Jogging

Mark Remy noted that dead and injured runners are referred to as joggers in the press. Understanding what the issue is for runners requires knowing that running media spent the later part of the last century chiding readers to refer to their activity as running. Jogging was looked down upon as something involving Richard Simmons and neon jogging suits. Runners were told they were in the mold of Frank Shorter. We were all Olympians, marathoners.

Running shoe companies run ad campaigns that assert that you are a runner, not a pathetic jogger. An animal on the hunt, out for the kill, in for the win.

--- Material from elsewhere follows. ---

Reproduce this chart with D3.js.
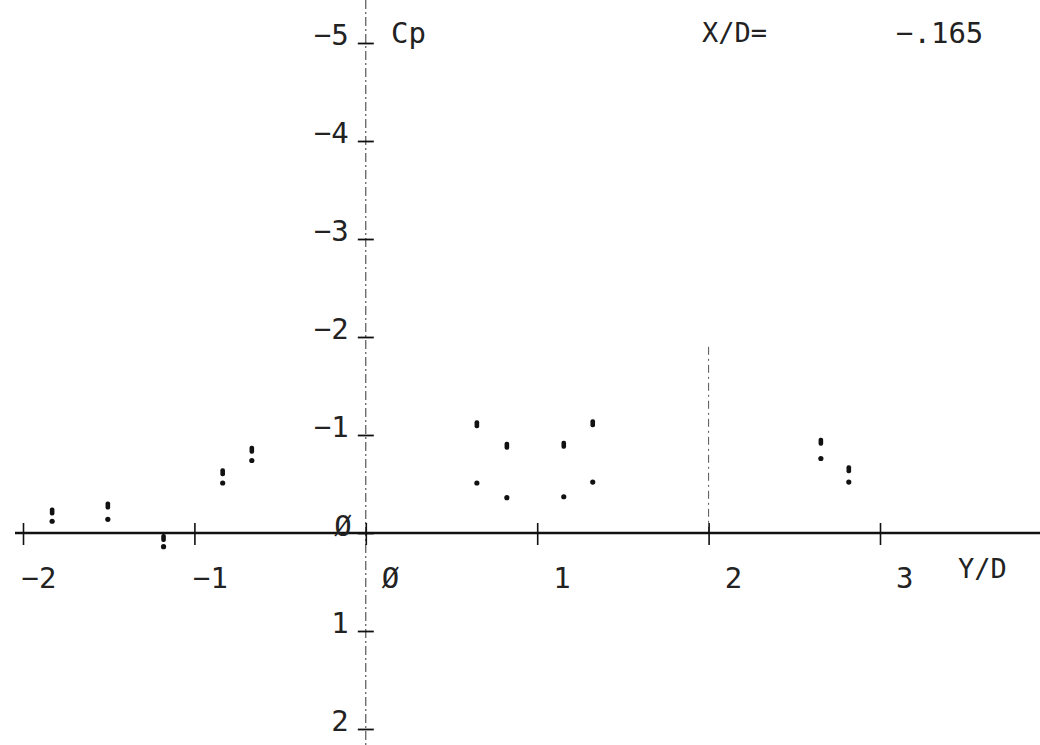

Rule ten from Runnersworld makes clear the view that jogging is a derogatory term, "If you care even a little about being called a jogger versus a runner, you're a runner."  Being a jogger is looked down upon. Active discrimination is encouraged. Which bothers me.

To paraphrase something Bones might not have said to Captain Kirk, "Damn it Jim, I'm a jogger, not a runner." Someday I will be road kill. And maybe sometimes I even run. But I jog and I am proud of it. Tossing my tennis balls in the air as I go. Joggling. Not rungling.

Those doing the memorial service can sort out whether I was a runner, a jogger, a joggler, or just plain not bright enough to know that juggling and running in the road was a bad combination on an island with no road shoulders.

Jogging is a good place to be - a heck of a lot better than being on the couch watching television eating ramen and kool-aid.